Solidarity: On the Front Line of Freedom’s Defense

Freedom Awards 2011

From Julian Lindley-French, the New Atlanticist:  Freedom will only flower if North Americans and Europeans together tend the lighthouse of hope so many millions want to believe in.   We must therefore face together the world as it is, for it is far too soon to believe the world is as we would like it. 

That means a strong West.  But ‘strength’  must include in its inventory legitimate armed forces credible and able to act in the world of today and tomorrow, not the past.  ‘Soft’ power is all well and good but all the lessons of the past and the present suggest that without the firm foundation of hard power Utopia will eventually fall.

Frankly, too often the ‘strategies’ I read to justify the squalid nature of Europe’s retreat reveal the lie that is Europe’s contibution to defending freedom.  Indeed, in the visionless world of Europe today we only recognize only as much threat as we can afford.  It is thus a short step back to Munich and Neville Chamberlain’s grovel that he was unwilling to defend the freedom of a small country far away about which he know nothing.  The rest is barbarous history.

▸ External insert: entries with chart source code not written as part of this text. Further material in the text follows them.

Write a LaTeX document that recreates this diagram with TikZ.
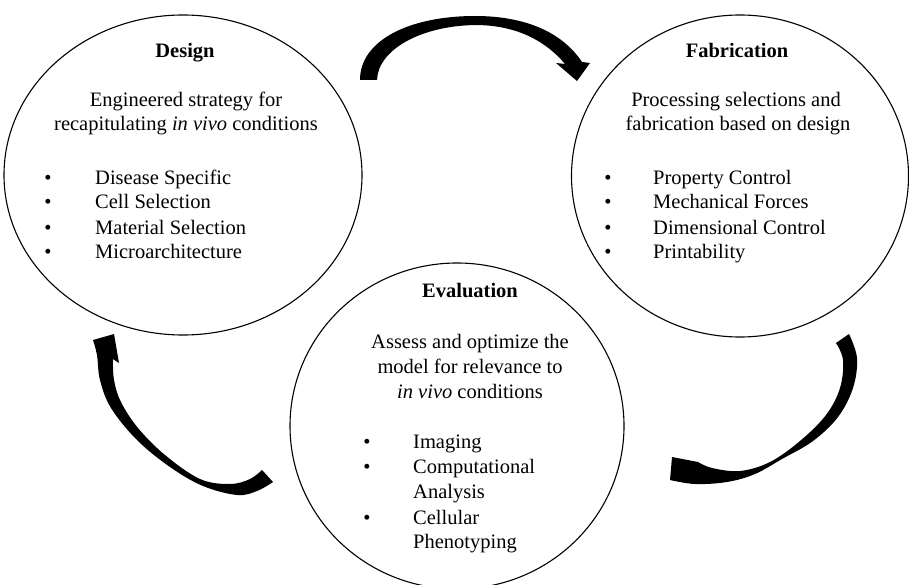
\documentclass[tikz,border=0pt]{standalone}
\usepackage{fontspec}
\setmainfont{Liberation Serif}
\usetikzlibrary{shapes.geometric}
\begin{document}
\begin{tikzpicture}[x=1pt,y=-1pt,
  stage/.style={draw=black, line width=1.1pt, ellipse, inner sep=0pt},
  ttl/.style={font=\fontsize{20.5}{24}\selectfont\bfseries, inner sep=0pt, anchor=base},
  txt/.style={font=\fontsize{20.5}{24}\selectfont, inner sep=0pt, anchor=base},
  itm/.style={font=\fontsize{20.5}{24}\selectfont, inner sep=0pt, anchor=base west},
  dot/.style={font=\fontsize{20.5}{24}\selectfont, inner sep=0pt, anchor=base},
  flow/.style={fill=black, draw=none}]
\useasboundingbox (0,0) rectangle (909,585);

% stage circles
\node[stage, minimum width=358pt, minimum height=320pt] (design) at (183,175) {};
\node[stage, minimum width=337pt, minimum height=322pt] (fab) at (740,176) {};
\node[stage, minimum width=334pt, minimum height=326pt] (eval) at (457,426) {};

% Design text
\node[ttl] (dT) at (185,58) {Design};
\node[txt] (dL1) at (186,107) {Engineered strategy for};
\node[txt] (dL2) at (186,131) {recapitulating \textit{in vivo} conditions};
\node[dot] (dB1) at (48,185) {•};
\node[dot] (dB2) at (48,209) {•};
\node[dot] (dB3) at (48,234) {•};
\node[dot] (dB4) at (48,258) {•};
\node[itm] (dI1) at (95,185) {Disease Specific};
\node[itm] (dI2) at (95,209) {Cell Selection};
\node[itm] (dI3) at (95,234) {Material Selection};
\node[itm] (dI4) at (95,258) {Microarchitecture};

% Fabrication text
\node[ttl] (fT) at (737,58) {Fabrication};
\node[txt] (fL1) at (736,107) {Processing selections and};
\node[txt] (fL2) at (738,131) {fabrication based on design};
\node[dot] (fB1) at (608,185) {•};
\node[dot] (fB2) at (608,209) {•};
\node[dot] (fB3) at (608,234) {•};
\node[dot] (fB4) at (608,258) {•};
\node[itm] (fI1) at (653,185) {Property Control};
\node[itm] (fI2) at (653,209) {Mechanical Forces};
\node[itm] (fI3) at (653,234) {Dimensional Control};
\node[itm] (fI4) at (653,258) {Printability};

% Evaluation text
\node[ttl] (eT) at (470,297) {Evaluation};
\node[txt] (eL1) at (470,348) {Assess and optimize the};
\node[txt] (eL2) at (470,373) {model for relevance to};
\node[txt] (eL3) at (470,398) {\textit{in vivo} conditions};
\node[dot] (eB1) at (367,448) {•};
\node[dot] (eB2) at (367,473) {•};
\node[dot] (eB3) at (367,524) {•};
\node[itm] (eI1) at (413,448) {Imaging};
\node[itm] (eI2) at (413,473) {Computational};
\node[itm] (eI3) at (413,498) {Analysis};
\node[itm] (eI4) at (413,524) {Cellular};
\node[itm] (eI5) at (413,548) {Phenotyping};

% curved arrows
\fill[flow] (360,80) -- (377,80)
  .. controls (378,50) and (420,26) .. (475,25)
  .. controls (515,25) and (545,40) .. (565,64)
  -- (556,63) -- (577,81) -- (590,63) -- (582,62)
  .. controls (562,32) and (525,16) .. (475,16)
  .. controls (410,16) and (360,40) .. (360,80) -- cycle;

\fill[flow] (836,343)
  -- plot[smooth, tension=0.6] coordinates {(849,334) (857,358) (853,388) (838,417) (813,441) (782,459) (755,474) (727,482) (695,484) (670,480)}
  -- (672,457)
  -- plot[smooth, tension=0.6] coordinates {(698,462) (712,468) (740,471) (770,462) (800,441) (826,415) (840,388) (843,360) (836,343)}
  -- cycle;

\fill[flow] (262,470)
  -- plot[smooth, tension=0.6] coordinates {(273,482) (257,491) (237,495) (203,486) (170,467) (137,440) (111,408) (100,380) (97,355) (93,340)}
  -- (114,334) -- (119,363)
  -- plot[smooth, tension=0.6] coordinates {(113,359) (114,380) (121,402) (138,428) (165,455) (200,479) (230,484) (250,479) (262,470)}
  -- cycle;
\end{tikzpicture}
\end{document}
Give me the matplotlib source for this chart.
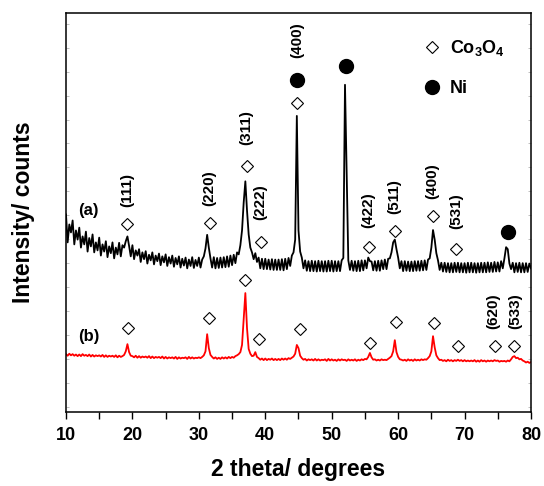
import numpy as np
import matplotlib
matplotlib.use('Agg')
import matplotlib.pyplot as plt
from matplotlib.ticker import MultipleLocator, FixedLocator

plt.rcParams['font.family'] = 'Liberation Sans'
plt.rcParams['font.weight'] = 'bold'
plt.rcParams['mathtext.fontset'] = 'custom'
plt.rcParams['mathtext.rm'] = 'Liberation Sans:bold'
plt.rcParams['mathtext.it'] = 'Liberation Sans:bold'
plt.rcParams['mathtext.bf'] = 'Liberation Sans:bold'

##Data## (2 theta from 10 to 80 deg, 0.25 deg step, intensities)
two_theta = np.arange(10, 80.001, 0.25)

# (a) Co3O4 on Ni
sample_a = [
    495, 425, 470, 450,  480, 420, 455, 432,  462, 412, 440, 420,  452, 402, 436, 415,  # 10-13
    445, 400, 425, 405,  437, 392, 420, 402,  428, 388, 415, 398,  425, 385, 412, 395,  # 14-17
    424, 390, 418, 412,  428, 440, 416, 390,  418, 383, 405, 392,  408, 376, 400, 383,  # 18-21
    403, 372, 394, 380,  400, 370, 392, 378,  397, 368, 390, 375,  395, 366, 388, 372,  # 22-25
    392, 364, 386, 370,  390, 362, 384, 367,  387, 360, 382, 366,  388, 361, 381, 366,  # 26-29
    387, 362, 382, 390,  410, 444, 412, 385,  362, 388, 360, 386,  361, 387, 362, 388,  # 30-33
    363, 390, 364, 392,  368, 394, 373, 400,  395, 418, 455, 525,  578, 505, 445, 412,  # 34-37
    400, 383, 398, 376,  387, 360, 384, 358,  384, 358, 382, 357,  383, 356, 382, 356,  # 38-41
    382, 356, 383, 355,  384, 358, 386, 366,  392, 400, 432, 742,  455, 402, 387, 360,  # 42-45
    380, 354, 378, 353,  379, 353, 378, 352,  379, 353, 378, 352,  378, 352, 379, 353,  # 46-49
    379, 352, 378, 353,  378, 353, 380, 386,  820, 600, 380, 356,  379, 354, 378, 353,  # 50-53
    379, 353, 380, 355,  380, 360, 387, 378,  377, 355, 378, 354,  379, 354, 380, 358,  # 54-57
    382, 358, 384, 385,  400, 425, 432, 408,  387, 360, 378, 353,  378, 354, 377, 353,  # 58-61
    377, 353, 378, 354,  378, 354, 379, 355,  380, 356, 382, 385,  412, 456, 432, 398,  # 62-65
    380, 356, 374, 352,  374, 351, 373, 350,  373, 350, 374, 351,  374, 350, 373, 350,  # 66-69
    373, 349, 374, 350,  374, 350, 373, 349,  373, 350, 374, 350,  374, 350, 375, 351,  # 70-73
    374, 351, 376, 352,  375, 352, 378, 360,  385, 413, 408, 372,  358, 374, 350, 373,  # 74-77
    351, 374, 350, 373,  350, 373, 351, 372,  360]                                     # 78-80

# (b) Co3O4
sample_b = [
    145, 141, 146, 142,  145, 141, 144, 140,  144, 140, 145, 141,  143, 140, 144, 139,  # 10-13
    143, 139, 142, 140,  142, 139, 143, 138,  142, 138, 141, 139,  141, 138, 142, 137,  # 14-17
    141, 138, 140, 143,  152, 170, 150, 141,  140, 137, 141, 136,  140, 136, 139, 137,  # 18-21
    139, 136, 140, 135,  139, 135, 138, 136,  138, 135, 139, 134,  138, 134, 137, 135,  # 22-25
    137, 134, 138, 133,  137, 134, 136, 135,  137, 133, 138, 134,  137, 134, 136, 135,  # 26-29
    137, 135, 138, 142,  152, 195, 160, 143,  138, 134, 137, 133,  136, 133, 137, 134,  # 30-33
    137, 134, 138, 135,  138, 136, 140, 142,  145, 150, 168, 235,  298, 210, 158, 146,  # 34-37
    140, 141, 150, 138,  135, 131, 134, 130,  134, 130, 133, 131,  134, 130, 133, 130,  # 38-41
    133, 130, 134, 131,  134, 131, 135, 133,  136, 139, 146, 168,  160, 141, 135, 131,  # 42-45
    133, 129, 132, 130,  132, 129, 133, 129,  132, 129, 131, 130,  132, 128, 133, 129,  # 46-49
    132, 129, 131, 128,  132, 129, 132, 130,  131, 128, 132, 129,  131, 129, 132, 128,  # 50-53
    131, 129, 132, 130,  133, 132, 138, 148,  137, 131, 132, 129,  131, 129, 132, 130,  # 54-57
    131, 130, 133, 136,  140, 152, 180, 150,  138, 132, 131, 129,  131, 128, 132, 129,  # 58-61
    131, 128, 132, 129,  131, 129, 132, 130,  132, 131, 135, 140,  152, 190, 162, 142,  # 62-65
    135, 130, 131, 128,  130, 127, 131, 128,  130, 127, 130, 128,  131, 128, 130, 127,  # 66-69
    130, 127, 129, 127,  129, 127, 130, 126,  129, 126, 130, 127,  129, 126, 129, 127,  # 70-73
    129, 127, 130, 128,  129, 126, 128, 127,  128, 126, 129, 127,  132, 138, 140, 135,  # 74-77
    136, 132, 133, 129,  127, 124, 126, 123,  125]                                     # 78-80

# peak markers
co_a_x = [19.2, 31.7, 37.2, 39.4, 44.8, 55.6, 59.5, 65.3, 68.7]
co_a_y = [471, 474, 616, 426, 774, 413, 454, 491, 408]
ni_a_x = [44.8, 52.1, 76.5]
ni_a_y = [832, 867, 451]
co_b_x = [19.3, 31.5, 37.0, 39.1, 45.2, 55.8, 59.7, 65.4, 69.0, 74.6, 77.4]
co_b_y = [210, 236, 331, 183, 208, 173, 226, 223, 165, 165, 165]

# Miller indices
hkl_a = ['(111)', '(220)', '(311)', '(222)', '(400)', '(422)', '(511)', '(400)', '(531)']
hkl_a_x = [19.2, 31.5, 37.2, 39.2, 44.8, 55.5, 59.4, 65.1, 68.7]
hkl_a_y = [556, 561, 712, 526, 932, 506, 541, 579, 504]
hkl_b = ['(620)', '(533)']
hkl_b_x = [74.3, 77.6]
hkl_b_y = [253, 253]

fig = plt.figure(figsize=(5.44, 4.86), dpi=100)
ax = fig.add_axes([0.1213, 0.1523, 0.8548, 0.821])

ax.plot(two_theta, sample_a, color='black', lw=1.3)
ax.plot(two_theta, sample_b, color='red', lw=1.3)

ax.plot(co_a_x, co_a_y, ls='none', marker='D', ms=6.6, mfc='white', mec='black', mew=0.8,
        label=r'Co$_3$O$_4$')
ax.plot(ni_a_x, ni_a_y, ls='none', marker='o', ms=10, color='black', label='Ni')
ax.plot(co_b_x, co_b_y, ls='none', marker='D', ms=6.6, mfc='white', mec='black', mew=0.8)

for lbl, x, y in zip(hkl_a + hkl_b, hkl_a_x + hkl_b_x, hkl_a_y + hkl_b_y):
    ax.text(x, y, lbl, rotation=90, ha='center', va='center', fontsize=11, fontweight='bold')

ax.text(13.4, 506, '(a)', ha='center', va='center', fontsize=12, fontweight='bold')
ax.text(13.5, 188, '(b)', ha='center', va='center', fontsize=12, fontweight='bold')

ax.set_xlim(10, 80)
ax.set_ylim(0, 1000)
ax.xaxis.set_major_locator(MultipleLocator(10))
ax.xaxis.set_minor_locator(MultipleLocator(5))
ax.yaxis.set_major_locator(FixedLocator(np.arange(13, 1000, 60)))
ax.tick_params(axis='x', which='both', direction='out', length=5, width=1, labelsize=13, pad=6)
ax.tick_params(axis='y', direction='in', length=2.5, width=0.5, color='0.65',
               left=True, right=True, labelleft=False)
for s in ax.spines.values():
    s.set_linewidth(1.1)

ax.set_xlabel('2 theta/ degrees', fontsize=16.5, fontweight='bold', labelpad=10)
ax.set_ylabel('Intensity/ counts', fontsize=16.5, fontweight='bold', labelpad=22)

ax.legend(loc='upper left', bbox_to_anchor=(0.755, 0.955), frameon=False, fontsize=13,
          handlelength=0.8, handletextpad=0.6, labelspacing=1.2, numpoints=1, borderaxespad=0)

fig.savefig('out.png', dpi=100)
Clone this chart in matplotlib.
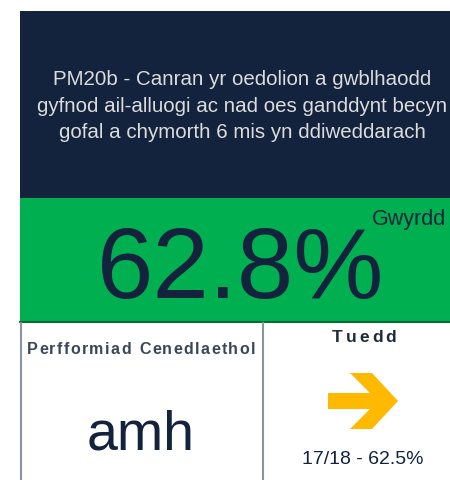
import matplotlib.pyplot as plt
from matplotlib.patches import Rectangle, Polygon

plt.rcParams['font.family'] = ['Liberation Sans', 'DejaVu Sans']

# --- CARD CONTENT ---
title_lines = ["PM20b - Canran yr oedolion a gwblhaodd",
               "gyfnod ail-alluogi ac nad oes ganddynt becyn",
               "gofal a chymorth 6 mis yn ddiweddarach"]
current_value = 62.8
rating = "Gwyrdd"
national_label = "Perfformiad Cenedlaethol"
national_value = "amh"
trend_label = "Tuedd"
prev_period = "17/18"
prev_value = 62.5

# --- COLOURS ---
NAVY = '#13223d'
GREEN = '#00b050'
YELLOW = '#ffb900'
GREY = '#8a949f'


def spaced_text(ax, x, y, s, spacing, **kw):
    """Draw text centred on x with extra letter spacing (pixels)."""
    r = ax.figure.canvas.get_renderer()
    widths = []
    for ch in s:
        t = ax.text(0, 0, ch if ch != ' ' else 'n', **kw)
        w = t.get_window_extent(r).width
        widths.append(w * (0.55 if ch == ' ' else 1.0))
        t.remove()
    total = sum(widths) + spacing * (len(s) - 1)
    pos = x - total / 2
    for ch, w in zip(s, widths):
        ax.text(pos, y, ch, ha='left', va='center', **kw)
        pos += w + spacing


fig = plt.figure(figsize=(4.5, 4.8), dpi=100)
ax = fig.add_axes([0, 0, 1, 1])
ax.set_xlim(0, 450)
ax.set_ylim(480, 0)
ax.axis('off')

# header block
ax.add_patch(Rectangle((20, 11), 440, 187, color=NAVY, lw=0))
ax.text(242, 106, "\n".join(title_lines), color='#dcdcdc', fontsize=14.8,
        ha='center', va='center', linespacing=1.47, clip_on=True)

# value block
ax.add_patch(Rectangle((20, 198), 440, 124, color=GREEN, lw=0))
ax.plot([20, 450], [322, 322], color='#0b6b35', lw=1.5)
ax.text(241, 272, f"{current_value}%", color=NAVY, fontsize=73,
        ha='center', va='center')
ax.text(446, 219, rating, color=NAVY, fontsize=15.5, ha='right', va='center')

# bottom panels
ax.plot([21, 21], [323, 480], color=GREY, lw=1.5)
ax.plot([263, 263], [323, 480], color=GREY, lw=1.5)
spaced_text(ax, 141, 350, national_label, 1.4, color='#3b4658', fontsize=11.5,
            fontweight='bold')
ax.text(141, 435, national_value, color=NAVY, fontsize=40,
        ha='center', va='center')

spaced_text(ax, 364, 338, trend_label, 3.0, color='#1f2a38', fontsize=12.5,
            fontweight='bold')

# trend arrow (sideways = no significant change)
cx, cy, s = 363, 401, 1.0
shape = [(-35, -8), (7, -8), (-13, -28), (9, -28), (35, 0), (9, 28),
         (-13, 28), (7, 8), (-35, 8)]
ax.add_patch(Polygon([(cx + s * x, cy + s * y) for x, y in shape],
                     closed=True, color=YELLOW, lw=0))

ax.text(363, 460, f"{prev_period} - {prev_value}%", color=NAVY, fontsize=14,
        ha='center', va='center')

fig.savefig('out.png', dpi=100)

There is one small country over which freedom is not only being defended, but supported.  Sadly, only eight NATO nations are doing it, with the rest shuffling their collective feet in the shameless defiance of solidarity.  If Freedom and solidarity go hand in hand.  Sadly, there is a sub-text in Secretary Gates speech which I see here at this impressive conference.  Too many Europeans either take feedom for granted or simply do not believe in preparing for its defence.

The consequence? A very real danger now exists that in the face of coming challenges European democracies will simply lack the means to defend freedom, even if they want to.  1939 all over again.

Professor Julian Lindley-French, a member of the Atlantic Council Strategic Advisor’s Group, is Special Professor of Strategic Studies, University of Leiden, Netherlands and Associate Fellow of the Royal Institute of International Affairs, London. This essay first appeared on his personal blog, Lindley-French’s Blog Blast.